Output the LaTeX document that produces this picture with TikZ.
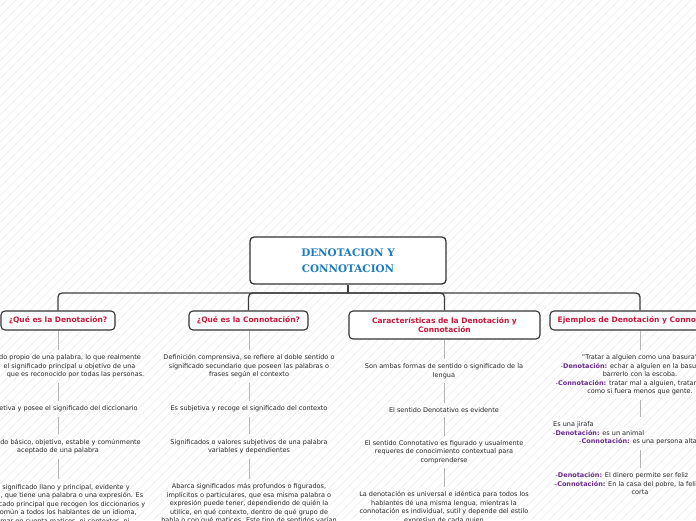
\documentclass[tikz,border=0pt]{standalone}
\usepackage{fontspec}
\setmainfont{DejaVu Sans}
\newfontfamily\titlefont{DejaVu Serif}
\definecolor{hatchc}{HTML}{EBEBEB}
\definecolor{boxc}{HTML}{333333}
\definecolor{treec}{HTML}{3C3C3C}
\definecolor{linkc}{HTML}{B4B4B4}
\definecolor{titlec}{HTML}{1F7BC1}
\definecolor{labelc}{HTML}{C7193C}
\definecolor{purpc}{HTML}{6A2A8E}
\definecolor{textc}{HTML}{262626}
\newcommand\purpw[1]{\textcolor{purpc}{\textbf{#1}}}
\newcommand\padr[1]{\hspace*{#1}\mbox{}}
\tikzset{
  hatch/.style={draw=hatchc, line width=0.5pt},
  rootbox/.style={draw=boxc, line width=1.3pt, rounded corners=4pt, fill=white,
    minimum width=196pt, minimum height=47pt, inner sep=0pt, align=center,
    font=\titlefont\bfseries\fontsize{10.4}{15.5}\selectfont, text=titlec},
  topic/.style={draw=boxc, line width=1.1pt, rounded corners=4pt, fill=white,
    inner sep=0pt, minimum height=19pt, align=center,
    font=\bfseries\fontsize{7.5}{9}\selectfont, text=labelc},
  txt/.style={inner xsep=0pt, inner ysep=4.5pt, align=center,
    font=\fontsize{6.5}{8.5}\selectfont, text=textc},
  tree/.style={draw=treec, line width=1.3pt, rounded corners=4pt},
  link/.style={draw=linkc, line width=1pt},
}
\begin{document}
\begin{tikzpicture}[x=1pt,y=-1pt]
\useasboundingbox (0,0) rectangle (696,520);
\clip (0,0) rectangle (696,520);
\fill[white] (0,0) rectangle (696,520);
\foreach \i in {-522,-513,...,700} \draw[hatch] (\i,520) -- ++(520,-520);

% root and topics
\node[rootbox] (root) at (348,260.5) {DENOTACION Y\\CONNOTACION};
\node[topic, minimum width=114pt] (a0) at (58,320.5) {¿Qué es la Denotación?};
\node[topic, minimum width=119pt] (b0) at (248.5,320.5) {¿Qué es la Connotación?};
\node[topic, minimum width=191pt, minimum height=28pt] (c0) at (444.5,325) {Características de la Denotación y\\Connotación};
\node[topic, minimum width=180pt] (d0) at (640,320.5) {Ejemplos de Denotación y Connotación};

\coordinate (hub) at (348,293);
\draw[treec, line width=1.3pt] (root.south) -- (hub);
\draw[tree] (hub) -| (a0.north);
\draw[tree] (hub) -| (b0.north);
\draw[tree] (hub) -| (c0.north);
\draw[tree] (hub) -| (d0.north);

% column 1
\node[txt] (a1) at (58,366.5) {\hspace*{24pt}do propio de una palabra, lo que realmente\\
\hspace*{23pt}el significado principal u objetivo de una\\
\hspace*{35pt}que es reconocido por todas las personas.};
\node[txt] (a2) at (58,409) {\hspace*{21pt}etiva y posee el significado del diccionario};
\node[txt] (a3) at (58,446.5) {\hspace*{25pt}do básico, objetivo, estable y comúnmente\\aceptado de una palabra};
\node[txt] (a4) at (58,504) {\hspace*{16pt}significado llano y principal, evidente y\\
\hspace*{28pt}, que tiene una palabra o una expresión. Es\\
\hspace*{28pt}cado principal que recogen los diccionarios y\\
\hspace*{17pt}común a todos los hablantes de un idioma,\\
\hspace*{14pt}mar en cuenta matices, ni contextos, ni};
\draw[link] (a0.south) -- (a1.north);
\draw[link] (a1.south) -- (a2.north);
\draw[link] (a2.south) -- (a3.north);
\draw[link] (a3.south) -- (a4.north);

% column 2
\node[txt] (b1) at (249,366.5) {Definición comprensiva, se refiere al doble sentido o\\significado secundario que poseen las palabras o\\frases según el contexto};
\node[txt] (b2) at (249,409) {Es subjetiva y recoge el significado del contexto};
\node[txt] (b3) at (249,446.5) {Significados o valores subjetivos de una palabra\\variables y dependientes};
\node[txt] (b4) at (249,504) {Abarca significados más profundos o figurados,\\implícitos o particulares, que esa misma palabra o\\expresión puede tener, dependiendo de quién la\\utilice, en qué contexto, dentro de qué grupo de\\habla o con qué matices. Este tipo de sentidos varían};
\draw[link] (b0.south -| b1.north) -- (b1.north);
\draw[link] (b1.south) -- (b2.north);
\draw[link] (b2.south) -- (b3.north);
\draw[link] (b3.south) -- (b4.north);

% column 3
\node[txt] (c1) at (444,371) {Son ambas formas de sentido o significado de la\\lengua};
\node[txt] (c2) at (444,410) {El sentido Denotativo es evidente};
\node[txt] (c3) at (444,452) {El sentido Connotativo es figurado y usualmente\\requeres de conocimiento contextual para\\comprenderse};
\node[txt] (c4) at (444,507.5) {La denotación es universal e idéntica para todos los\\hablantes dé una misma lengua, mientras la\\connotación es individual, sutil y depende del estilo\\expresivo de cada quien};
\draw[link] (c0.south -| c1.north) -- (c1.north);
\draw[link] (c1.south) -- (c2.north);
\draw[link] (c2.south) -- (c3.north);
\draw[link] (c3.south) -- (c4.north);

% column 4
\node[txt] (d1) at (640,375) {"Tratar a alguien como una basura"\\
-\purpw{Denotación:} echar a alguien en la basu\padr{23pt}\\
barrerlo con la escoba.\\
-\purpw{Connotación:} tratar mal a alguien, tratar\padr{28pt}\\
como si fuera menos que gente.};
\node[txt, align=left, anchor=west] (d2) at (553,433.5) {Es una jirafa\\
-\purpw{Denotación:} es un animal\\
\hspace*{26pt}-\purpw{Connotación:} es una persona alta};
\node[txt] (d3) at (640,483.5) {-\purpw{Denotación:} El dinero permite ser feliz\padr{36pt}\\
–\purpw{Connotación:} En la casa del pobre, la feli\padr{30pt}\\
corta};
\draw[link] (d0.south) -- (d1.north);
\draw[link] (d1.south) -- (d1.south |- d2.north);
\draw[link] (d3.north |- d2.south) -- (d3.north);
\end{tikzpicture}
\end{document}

==*==

Stated goal:
Exactly as they appear, print the lines of the listing above from its first line through the line that contains "(\i,520) -- ++(520,-520);", minus the pictures.

The response:
Output the LaTeX document that produces this picture with TikZ.
\documentclass[tikz,border=0pt]{standalone}
\usepackage{fontspec}
\setmainfont{DejaVu Sans}
\newfontfamily\titlefont{DejaVu Serif}
\definecolor{hatchc}{HTML}{EBEBEB}
\definecolor{boxc}{HTML}{333333}
\definecolor{treec}{HTML}{3C3C3C}
\definecolor{linkc}{HTML}{B4B4B4}
\definecolor{titlec}{HTML}{1F7BC1}
\definecolor{labelc}{HTML}{C7193C}
\definecolor{purpc}{HTML}{6A2A8E}
\definecolor{textc}{HTML}{262626}
\newcommand\purpw[1]{\textcolor{purpc}{\textbf{#1}}}
\newcommand\padr[1]{\hspace*{#1}\mbox{}}
\tikzset{
  hatch/.style={draw=hatchc, line width=0.5pt},
  rootbox/.style={draw=boxc, line width=1.3pt, rounded corners=4pt, fill=white,
    minimum width=196pt, minimum height=47pt, inner sep=0pt, align=center,
    font=\titlefont\bfseries\fontsize{10.4}{15.5}\selectfont, text=titlec},
  topic/.style={draw=boxc, line width=1.1pt, rounded corners=4pt, fill=white,
    inner sep=0pt, minimum height=19pt, align=center,
    font=\bfseries\fontsize{7.5}{9}\selectfont, text=labelc},
  txt/.style={inner xsep=0pt, inner ysep=4.5pt, align=center,
    font=\fontsize{6.5}{8.5}\selectfont, text=textc},
  tree/.style={draw=treec, line width=1.3pt, rounded corners=4pt},
  link/.style={draw=linkc, line width=1pt},
}
\begin{document}
\begin{tikzpicture}[x=1pt,y=-1pt]
\useasboundingbox (0,0) rectangle (696,520);
\clip (0,0) rectangle (696,520);
\fill[white] (0,0) rectangle (696,520);
\foreach \i in {-522,-513,...,700} \draw[hatch] (\i,520) -- ++(520,-520);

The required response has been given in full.